25 March 2014 | Paul Doble
A recent report by Spectrum Insight used social media to analyse the “winners and losers” of the festive season according to social media feedback. The results demonstrated that getting logistics – the ‘home stretch’ of the retail buying process – wrong, can prove even more disastrous for retail brands than errors at the beginning of the process.
Retailers that outsource their logistics seemingly have little control over the treatment of their parcels once they leave the warehouse, yet it is the retailer’s brand that bears the brunt of the damage resulting from late, lost or damaged goods. It is of utmost importance that retailers take care when selecting their logistics partner to ensure the partner is closely tailored to the retailer’s needs, and that both sides can manage this relationship effectively.
Retailers need to consider carefully when choosing a logistics partner their own brand values and the level of service that their individual customers expect – this will be different based on both the retailer’s brand and the goods that it sells. For example, if a retailer sells highly-sought after technology such as a tablet, then naturally its customers will expect a very high quality of service, while if a retailer sells second-hand DVDs then service expectations will be much lower. The retailer selling high-end technology will need to ensure their logistics partner has the necessary security measures in place – such as secure, unmarked vans, tracked delivery and proof of delivery – to give customers peace of mind their expensive goods are being handled appropriately, whereas the second-hand DVD retailer will not have the same concerns.

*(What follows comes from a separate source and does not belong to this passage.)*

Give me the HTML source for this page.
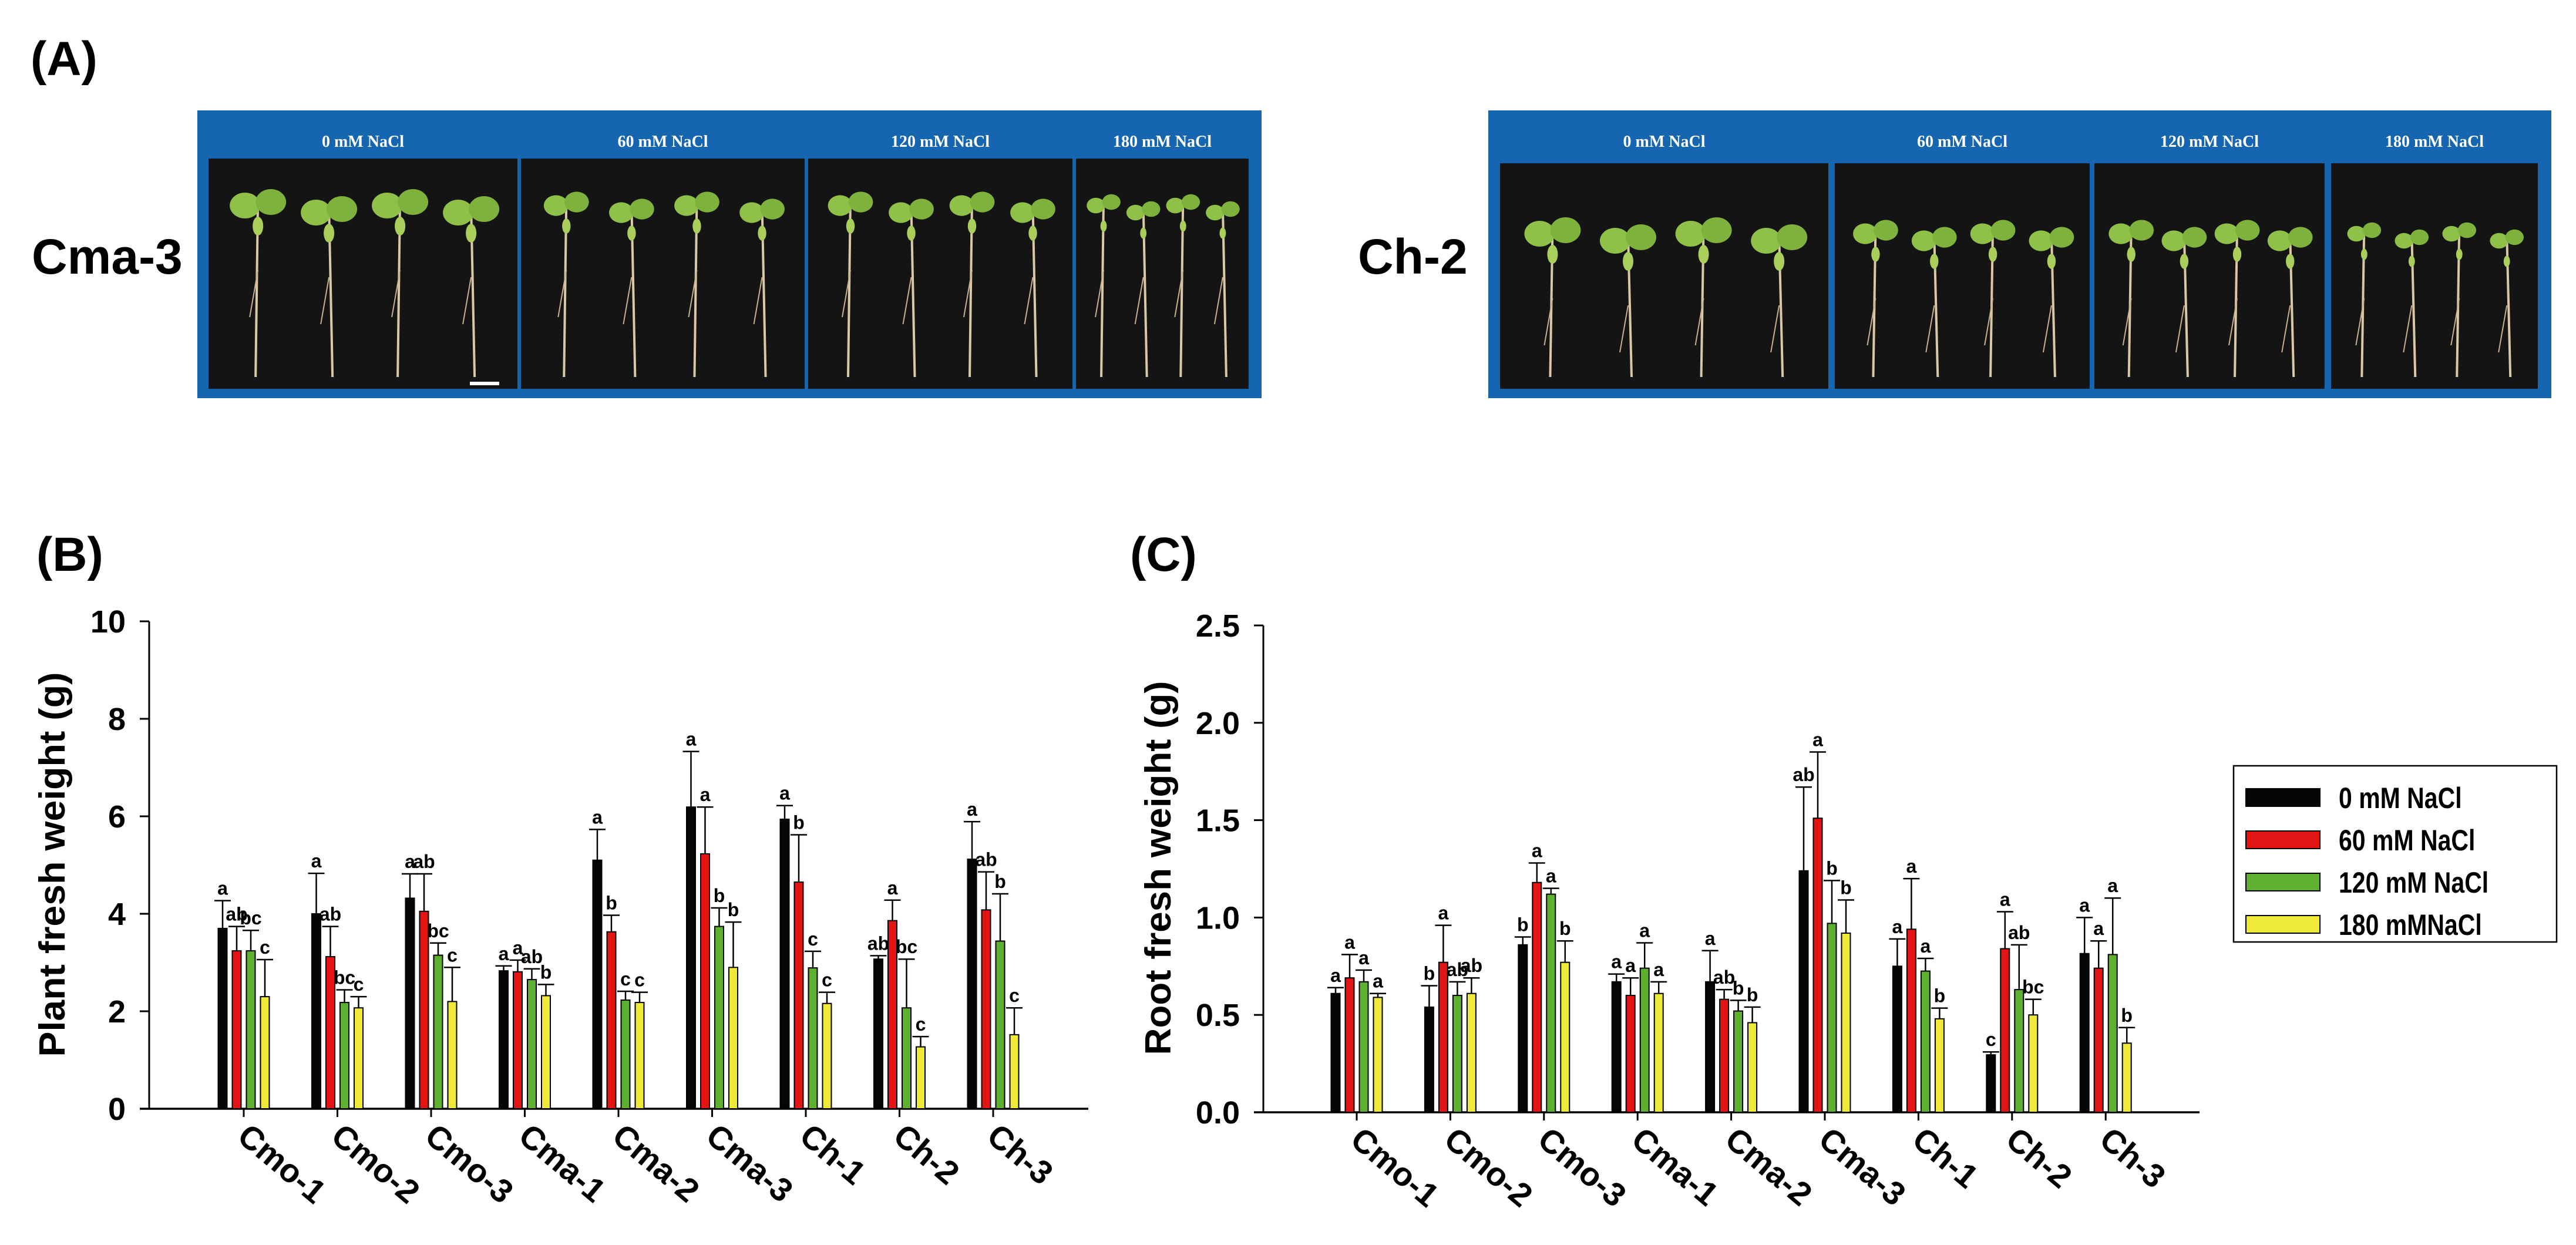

One of the key challenges when choosing a logistics partner is to know which company will perform best in times of crisis, something that can only really be tested when the pressure is on. Because logistics is so susceptible to outside influences such as adverse weather conditions, advanced planning between both parties is essential. Questions such as “how much will this delay us?” and “what steps can we take to work around the problem?” should always be tied to the question: “how can we communicate this to the end-customer?”. An email explaining weather-related road closures, along with a revised a delivery schedule is likely to result in a lasting positive impression, whereas parcels that simply fail to arrive will have a severe negative impact on a brand’s reputation.
The quality of the relationship between retailers and their logistics partners directly influences the quality of the relationship between retailers and their customers, and therefore has a significant bearing on the reputation of the brand itself. Communicating, planning and working together with logistics partners is key for retailers wanting to safeguard the relationship with their customers.